WHAT YOU SHOULD DO: Print all of the lines exactly. Any picture among them stays out.

++++ MATERIAL PROVIDED ++++

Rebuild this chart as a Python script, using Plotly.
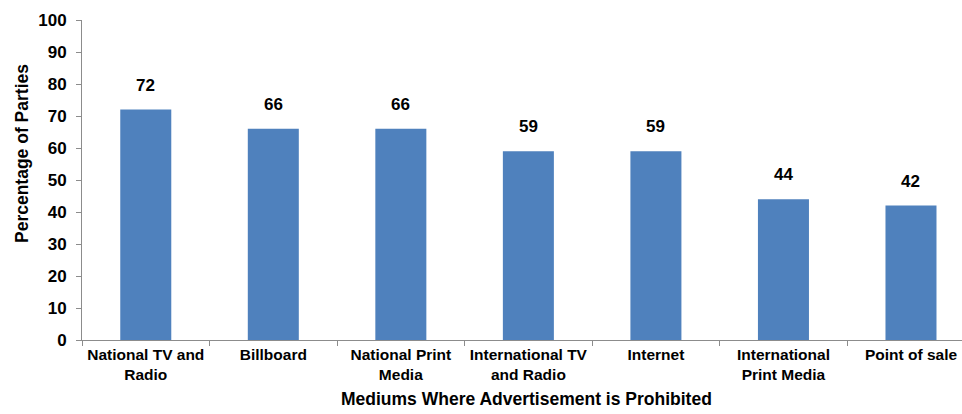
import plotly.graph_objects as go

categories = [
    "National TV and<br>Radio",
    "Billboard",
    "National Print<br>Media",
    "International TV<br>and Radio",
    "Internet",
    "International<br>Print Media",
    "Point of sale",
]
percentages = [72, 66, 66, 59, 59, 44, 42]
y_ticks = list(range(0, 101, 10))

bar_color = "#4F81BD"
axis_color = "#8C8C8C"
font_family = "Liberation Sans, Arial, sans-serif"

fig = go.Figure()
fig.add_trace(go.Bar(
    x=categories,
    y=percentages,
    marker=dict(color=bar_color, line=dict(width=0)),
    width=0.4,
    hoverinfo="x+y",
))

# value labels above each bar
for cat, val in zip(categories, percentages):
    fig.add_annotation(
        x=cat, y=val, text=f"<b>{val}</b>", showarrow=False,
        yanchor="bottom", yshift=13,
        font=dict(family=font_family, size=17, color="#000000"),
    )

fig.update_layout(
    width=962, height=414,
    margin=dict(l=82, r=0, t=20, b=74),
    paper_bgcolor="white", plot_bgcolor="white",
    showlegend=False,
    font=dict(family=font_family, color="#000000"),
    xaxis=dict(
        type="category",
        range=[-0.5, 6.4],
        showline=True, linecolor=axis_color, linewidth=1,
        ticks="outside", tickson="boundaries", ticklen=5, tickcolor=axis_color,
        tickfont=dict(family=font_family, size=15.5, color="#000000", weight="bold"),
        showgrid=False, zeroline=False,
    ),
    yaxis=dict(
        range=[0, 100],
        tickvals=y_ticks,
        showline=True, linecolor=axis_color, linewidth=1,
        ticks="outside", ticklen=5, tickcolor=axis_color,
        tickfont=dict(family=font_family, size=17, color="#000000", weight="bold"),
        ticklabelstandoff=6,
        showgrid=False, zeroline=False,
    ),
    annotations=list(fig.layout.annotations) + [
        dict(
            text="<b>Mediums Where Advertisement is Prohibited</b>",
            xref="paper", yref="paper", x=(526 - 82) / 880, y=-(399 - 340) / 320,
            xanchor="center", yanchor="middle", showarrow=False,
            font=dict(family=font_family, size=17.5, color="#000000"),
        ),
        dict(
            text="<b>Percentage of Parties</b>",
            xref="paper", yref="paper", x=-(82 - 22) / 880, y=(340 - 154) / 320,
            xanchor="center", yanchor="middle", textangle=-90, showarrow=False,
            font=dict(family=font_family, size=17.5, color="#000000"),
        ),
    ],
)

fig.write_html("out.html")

++++

TASK RESPONSE:
Rebuild this chart as a Python script, using Plotly.
import plotly.graph_objects as go

categories = [
    "National TV and<br>Radio",
    "Billboard",
    "National Print<br>Media",
    "International TV<br>and Radio",
    "Internet",
    "International<br>Print Media",
    "Point of sale",
]
percentages = [72, 66, 66, 59, 59, 44, 42]
y_ticks = list(range(0, 101, 10))

bar_color = "#4F81BD"
axis_color = "#8C8C8C"
font_family = "Liberation Sans, Arial, sans-serif"

fig = go.Figure()
fig.add_trace(go.Bar(
    x=categories,
    y=percentages,
    marker=dict(color=bar_color, line=dict(width=0)),
    width=0.4,
    hoverinfo="x+y",
))

# value labels above each bar
for cat, val in zip(categories, percentages):
    fig.add_annotation(
        x=cat, y=val, text=f"<b>{val}</b>", showarrow=False,
        yanchor="bottom", yshift=13,
        font=dict(family=font_family, size=17, color="#000000"),
    )

fig.update_layout(
    width=962, height=414,
    margin=dict(l=82, r=0, t=20, b=74),
    paper_bgcolor="white", plot_bgcolor="white",
    showlegend=False,
    font=dict(family=font_family, color="#000000"),
    xaxis=dict(
        type="category",
        range=[-0.5, 6.4],
        showline=True, linecolor=axis_color, linewidth=1,
        ticks="outside", tickson="boundaries", ticklen=5, tickcolor=axis_color,
        tickfont=dict(family=font_family, size=15.5, color="#000000", weight="bold"),
        showgrid=False, zeroline=False,
    ),
    yaxis=dict(
        range=[0, 100],
        tickvals=y_ticks,
        showline=True, linecolor=axis_color, linewidth=1,
        ticks="outside", ticklen=5, tickcolor=axis_color,
        tickfont=dict(family=font_family, size=17, color="#000000", weight="bold"),
        ticklabelstandoff=6,
        showgrid=False, zeroline=False,
    ),
    annotations=list(fig.layout.annotations) + [
        dict(
            text="<b>Mediums Where Advertisement is Prohibited</b>",
            xref="paper", yref="paper", x=(526 - 82) / 880, y=-(399 - 340) / 320,
            xanchor="center", yanchor="middle", showarrow=False,
            font=dict(family=font_family, size=17.5, color="#000000"),
        ),
        dict(
            text="<b>Percentage of Parties</b>",
            xref="paper", yref="paper", x=-(82 - 22) / 880, y=(340 - 154) / 320,
            xanchor="center", yanchor="middle", textangle=-90, showarrow=False,
            font=dict(family=font_family, size=17.5, color="#000000"),
        ),
    ],
)

fig.write_html("out.html")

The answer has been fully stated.